This rare, nearly life-sized Renaissance statue by Santi Buglioni (1494—1576) is believed to represent Saint John Capistran and dates from about 1550....
This rare, nearly life-sized Renaissance statue by Santi Buglioni (1494—1576) is believed to represent Saint John Capistran and dates from about 1550. It is made of glazed terra-cotta and worked completely in-the-round. Several full-size glazed terra-cotta statues from the Renaissance are known, but most remain in the churches and sanctuaries in Tuscany for which they were originally commissioned.
Although the medium of glazed terra-cotta is familiar to us today in the form of earthenware, its adaptation for sculpture was pioneered around 1440 in Florence by Luca della Robbia. The only competitor of the della Robbia workshop was Benedetto Buglioni (1459/60—1521). According to the great Renaissance historian Giorgio Vasari, Buglioni obtained the "secret of glazing clay" from a "woman of the della Robbia household." Benedetto's nephew, Santi Buglioni, would eventually be the last remaining artist in Italy, Vasari asserted, who could create sculptures in this colorful material.

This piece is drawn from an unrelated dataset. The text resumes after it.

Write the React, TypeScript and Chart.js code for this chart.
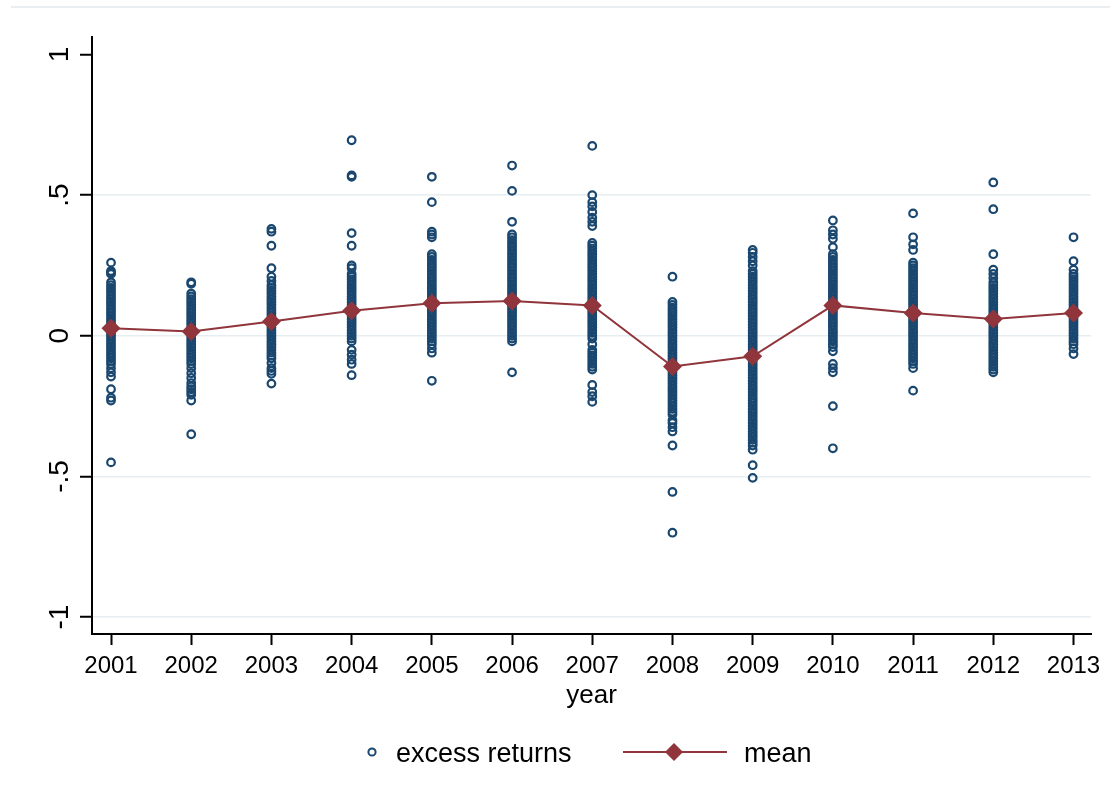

The dynamic figure is thought to represent Saint John Capistran (1420—1456), a fifteenth-century preacher whose exploits culminated in the victorious crusade against the Turks at Belgrade in 1456. He is often represented holding a banner in his left hand with the first three letters of Jesus's name in Greek, as he does in this sculpture, and wearing a Franciscan habit, which was historically brownish-gray. In LACMA's statue, however, brilliant violet takes the place of the drab neutral.
The statue is a splendid gift from The Ahmanson Foundation and a perfect complement to other works of art in LACMA's renowned collection of European sculpture. It joins the large-scale relief-figures of the Annunciation (c. 1465) by Andrea della Robbia and the grand altarpiece of the Adoration of the Shepherds (c. 1510) by Benedetto Buglioni.